This is a question from Munkres which has been answered a lot of times but my approach has been a bit different:
I have been able to prove in the previous problem that $\mathbb{R}_d \times \mathbb{R}$ where $\mathbb{R}_d$ is the discrete topology has the same topology as $\mathbb{R} \times \mathbb{R}$ in the dictionary order topology.
Then shouldn't $I \times I$ in the dictionary order topology and $I_d \times I$ be same?
If they are same then we start with the basis of $I_d \times I$ Where $I_d$ denotes the discrete topology. So the basis of $I_d \times I$ will be $\{x\} \cup (a, b) $.

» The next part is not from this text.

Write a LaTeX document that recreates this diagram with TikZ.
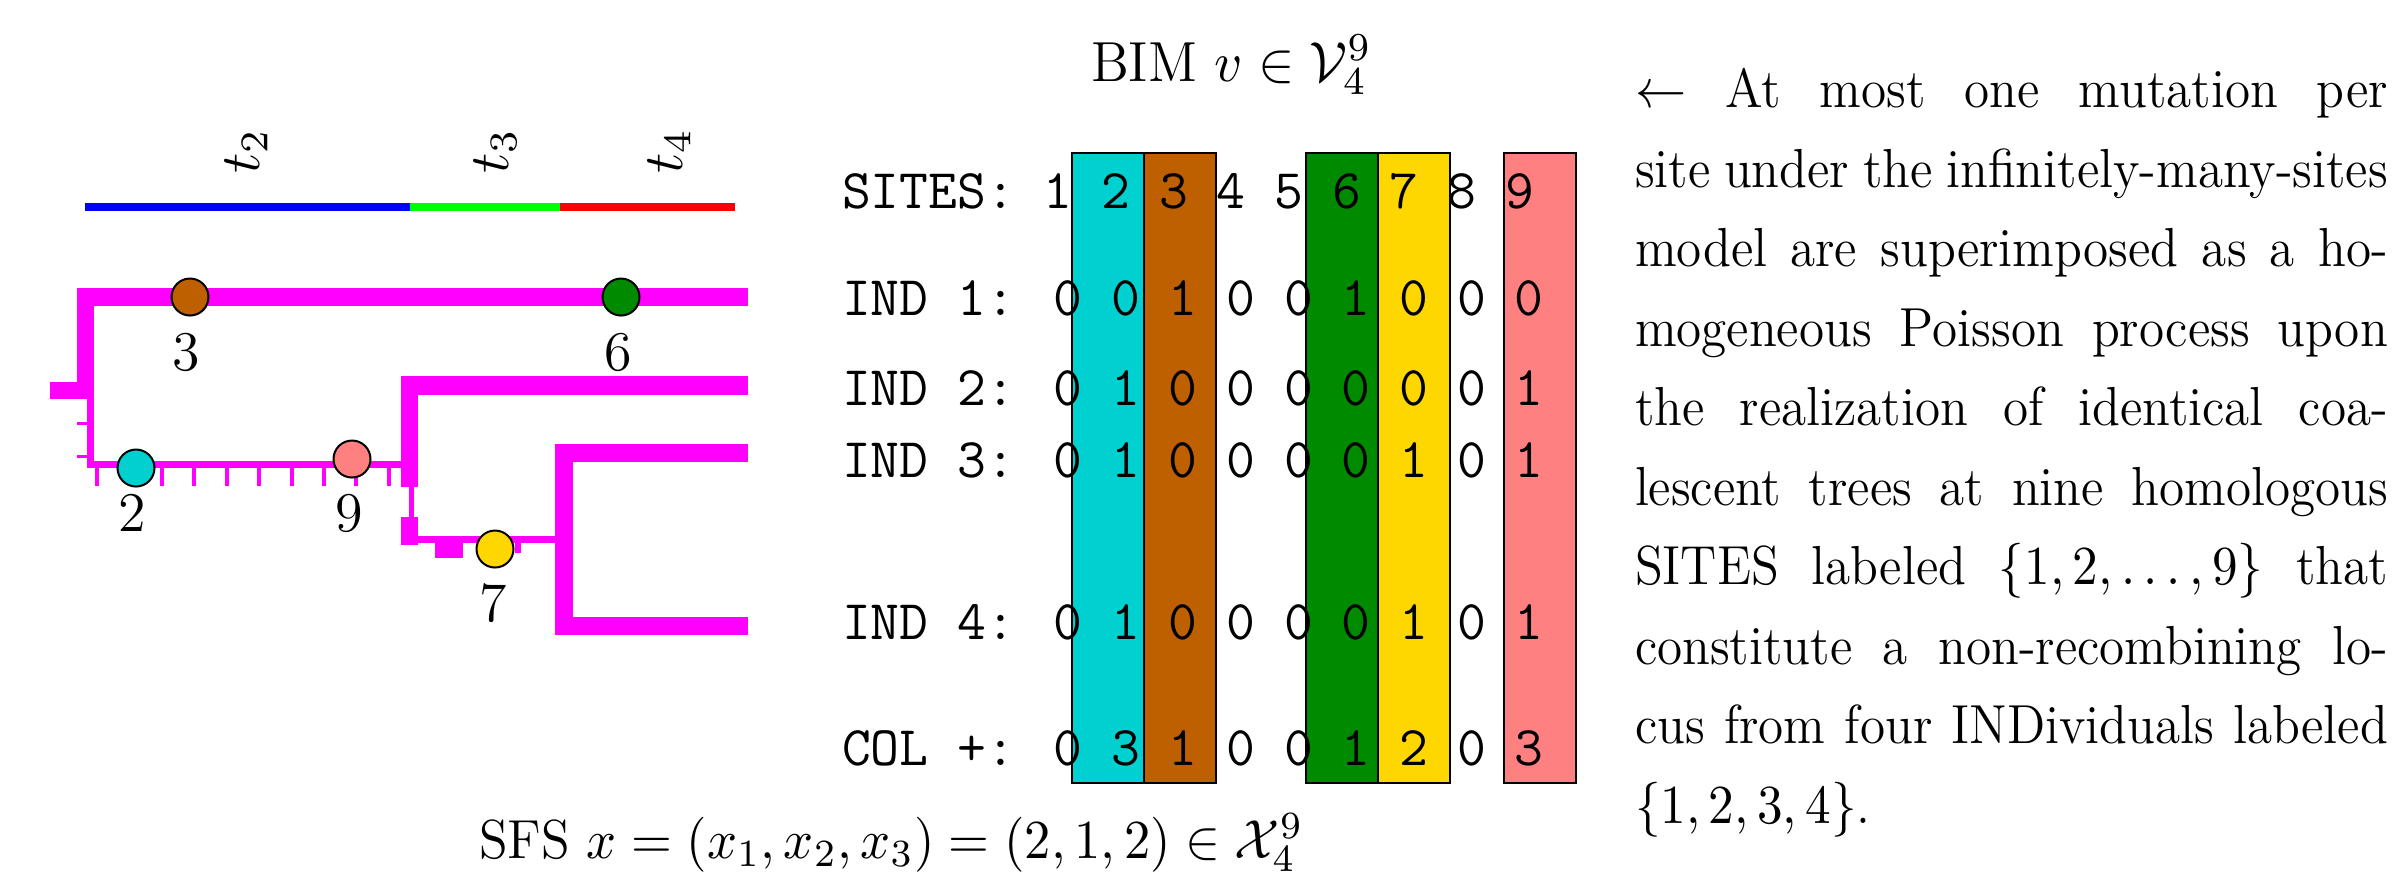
\documentclass[tikz,border=0pt]{standalone}
\usepackage{fix-cm}
\usepackage{graphicx}
\definecolor{mcyan}{RGB}{0,208,208}
\definecolor{mbrown}{RGB}{191,96,0}
\definecolor{mgreen}{RGB}{0,138,0}
\definecolor{myellow}{RGB}{255,215,0}
\definecolor{msalmon}{RGB}{255,128,128}
\definecolor{treecol}{RGB}{255,0,255}
\newcommand\bodyline[1]{\scalebox{0.93}[1]{\makebox[161.9pt][s]{\spaceskip=0pt\xspaceskip=0pt #1}}}
\tikzset{
  mainfont/.style={font=\fontsize{11.2}{15.9}\selectfont},
  textfont/.style={font=\fontsize{11}{15.9}\selectfont},
  br/.style={fill=treecol, draw=none},
  mut/.style={circle, draw=black, line width=0.4pt, minimum size=7.4pt, inner sep=0pt},
  lab/.style={inner sep=0pt, mainfont},
  row/.style={anchor=base west, inner sep=0pt, font=\fontsize{11.2}{13}\selectfont\ttfamily},
  colbox/.style={draw=black, line width=0.4pt},
}
\begin{document}
\begin{tikzpicture}[x=0.2pt, y=-0.2pt, mainfont]
\useasboundingbox (0,0) rectangle (2396,872);

% time bars
\fill[blue]  (85,203) rectangle (410,211);
\fill[green] (410,203) rectangle (560,211);
\fill[red]   (560,203) rectangle (735,211);
\node[rotate=90, inner sep=0pt] (t2) at (246,151) {$t_2$};
\node[rotate=90, inner sep=0pt] (t3) at (495,151) {$t_3$};
\node[rotate=90, inner sep=0pt] (t4) at (669,151) {$t_4$};

% tree
\fill[br] (77,288) rectangle (748,306);
\fill[br] (77,288) rectangle (94,399);
\fill[br] (50,382) rectangle (94,399);
\fill[br] (87,399) rectangle (94,468);
\fill[br] (77,422) rectangle (87,425);
\fill[br] (77,455) rectangle (87,458);
\fill[br] (87,461) rectangle (401,468);
\foreach \x in {97,162,194,227,259,292,324,356,389}
  \fill[br] (\x-1.7,468) rectangle (\x+1.7,486);
\fill[br] (401,376) rectangle (748,395);
\fill[br] (401,376) rectangle (418,487);
\fill[br] (409,487) rectangle (414,517);
\fill[br] (401,517) rectangle (418,545);
\fill[br] (418,536) rectangle (555,543);
\fill[br] (435,543) rectangle (463,558);
\fill[br] (515,543) rectangle (521,553);
\fill[br] (555,444) rectangle (573,635);
\fill[br] (555,444) rectangle (748,462);
\fill[br] (555,617) rectangle (748,635);

% mutations
\node[mut, fill=mbrown]  (m3) at (190,297) {};
\node[mut, fill=mgreen]  (m6) at (621,297) {};
\node[mut, fill=mcyan]   (m2) at (136,468) {};
\node[mut, fill=msalmon] (m9) at (352,459) {};
\node[mut, fill=myellow] (m7) at (495,549) {};
\node[lab] (l3) at (186,352) {3};
\node[lab] (l6) at (618,352) {6};
\node[lab] (l2) at (132,513) {2};
\node[lab] (l9) at (349,513) {9};
\node[lab] (l7) at (493,603) {7};

% BIM title
\node[anchor=base west, inner sep=0pt, font=\fontsize{11.3}{13}\selectfont] (bim) at (1090,81) {\scalebox{0.965}[1]{BIM $v\in\mathcal{V}_4^9$}};

% column boxes
\draw[colbox, fill=mcyan]    (1072,153) rectangle (1144,783);
\draw[colbox, fill=mbrown]   (1144,153) rectangle (1216,783);
\draw[colbox, fill=mgreen]   (1306,153) rectangle (1378,783);
\draw[colbox, fill=myellow]  (1378,153) rectangle (1450,783);
\draw[colbox, fill=msalmon]  (1504,153) rectangle (1576,783);

% matrix rows
\node[row] (rs)  at (841,208) {SITES: 1 2 3 4 5 6 7 8 9};
\node[row] (r1)  at (841,315) {IND 1: 0 0 1 0 0 1 0 0 0};
\node[row] (r2)  at (841,405) {IND 2: 0 1 0 0 0 0 0 0 1};
\node[row] (r3)  at (841,477) {IND 3: 0 1 0 0 0 0 1 0 1};
\node[row] (r4)  at (841,639) {IND 4: 0 1 0 0 0 0 1 0 1};
\node[row] (rc)  at (841,765) {COL +: 0 3 1 0 0 1 2 0 3};

% SFS
\node[anchor=base west, inner sep=0pt, textfont] (sfs) at (478,858) {\scalebox{0.955}[1]{SFS $x=(x_1,x_2,x_3)=(2,1,2)\in\mathcal{X}_4^9$}};

% body text
\node[anchor=north west, inner sep=0pt, text width=150.6pt, align=left, textfont] (body) at (1634,67.5) {%
\bodyline{$\leftarrow$ At most one mutation per}\\
\bodyline{site under the infinitely-many-sites}\\
\bodyline{model are superimposed as a ho-}\\
\bodyline{mogeneous Poisson process upon}\\
\bodyline{the realization of identical coa-}\\
\bodyline{lescent trees at nine homologous}\\
\bodyline{SITES labeled $\{1,2,\ldots,9\}$ that}\\
\bodyline{constitute a non-recombining lo-}\\
\bodyline{cus from four INDividuals labeled}\\
\scalebox{0.93}[1]{$\{1,2,3,4\}$.}};
\end{tikzpicture}
\end{document}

I am trying to show that the product topology is finer than the dictionary order topology.
let $(x_0,y_0) \in \{x_0\} \times (a, b) $.Then, $ a < y_0 < b$.
We see that, $(x_0,y_0) \in (x_0,x_0)
\times (a, b) \subset \{x_0\} \times (a, b) $(**I am not sure about this because I think $ \{1/4\} \times (0,1)$ will not be open in the product topology but it is a basis of $I \times I$ in the dictionary order topology **)
Now, the dictionary order topology is finer than the product topology :
We see that, $(x_0,y_0) \in \{x_0\} \times (a, b) \subset (x_0-\epsilon,x_0+\epsilon)
\times (a, b) $
Where am I going wrong?
Best Answer
First of all the base for $I_d \times I$ is all sets of the form $\{x\} \times (a,b)$ with $x,a,b \in I$ but also all sets of the form $\{x\} \times [0,a)$ and $\{x\} \times (a,1]$, because for a base of $[0,1]$ (in it usual (=order) topology) we also need the "special" sets for $0$ and $1$.
A base for $I \times I$ in the lex-order is all sets of the form $[(0,0), (a,b))$ for $(0,0)$, which is the minimum in this order and all sets of the form $((a,b), (1,1)]$ for the maximum $(1,1)$, and $(a,b) \in I \times I$ in either case. These sets are also open in $I_d \times I$ (of we take into account the remark of the first paragraph!) as you can easily see. Most basic open sets will be of the form $((a,b), (c,d))$ for two points $(a,b), (c,d) \in I \times I$.
A product open set like $\{\frac12\} \times [0, \frac12)$ will not be open in the order topology because any order neighbourhood of $(\frac12,0)$ will "stick out" to the left ( consider the left boundary point in any open interval containing it). So $\mathcal{T}_{<} \subsetneq \mathcal{T}_{\text{prod}}$ holds and not equality.